Повествование Замятина, продуцирующее метатекстовые структуры, является модернистским способом выражения авторского сознания и воплощает эстетические установки автора. Почти в любом произведении Замятина выполняется основная заповедь модернизма: «чем дальше вглубь реальности, тем больше вглубь собственного сознания».[422]
3.3. Метароман М. А. Осоргина «Вольный каменщик» (1935): «сюжет героя» и «сюжет автора»

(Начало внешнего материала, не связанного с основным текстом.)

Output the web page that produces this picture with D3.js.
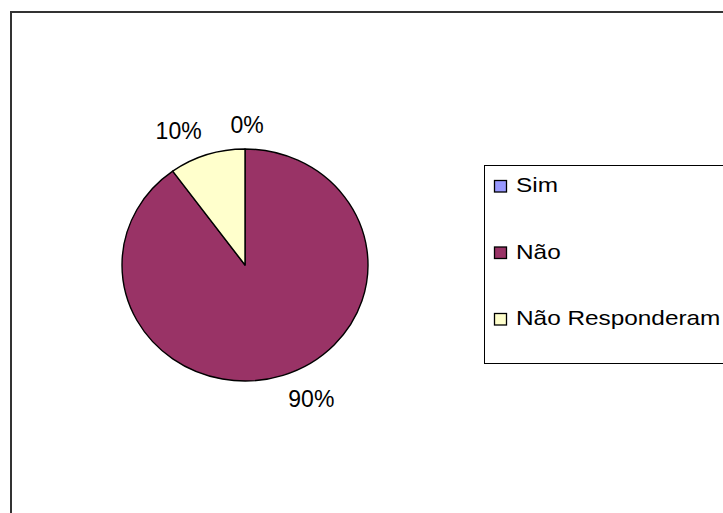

Среди писателей первой волны русской эмиграции М. А. Осоргин воспринимался наиболее последовательным продолжателем традиций русского реализма. К. В. Мочульский писал, что он «своей простоте учился у Тургенева и Аксакова», с которыми был связан «не только литературно, но и кровно»,[423] М. Л. Слоним причислял Осоргина «к гуманитарной и моральной школе русского искусства, для которой «красота» и «правда» сливались воедино».[424] Казалось бы, трудно найти писателя, более далекого от эстетических экспериментов времени, чем презирающий всякую «литературщину» Осоргин. До революции он получил всероссийское признание как журналист, благодаря многолетному участию в «Русских ведомостях», «Вестнике Европы» и других изданиях, и знаток Италии (в 1913 выпустил книгу «Очерки современной Италии»). Публицистика оставалась одной из главных сфер его жизни, особенно в периоды политических потрясений: в 1917–1918 годах он активно выступает в независимой московской периодике («Народный социалист», «Луч правды», «Власть народа», «Понедельник», «Родина», «Наша родина» и др.), а в 1940–1942 годах из оккупированной фашистами Франции, с риском для жизни, отправляет статьи в нью-йоркское «Новое русское слово», которые впоследствии были выпущены отдельными книгами («В тихом местечке Франции», 1946, и «Письма о незначительном», 1952).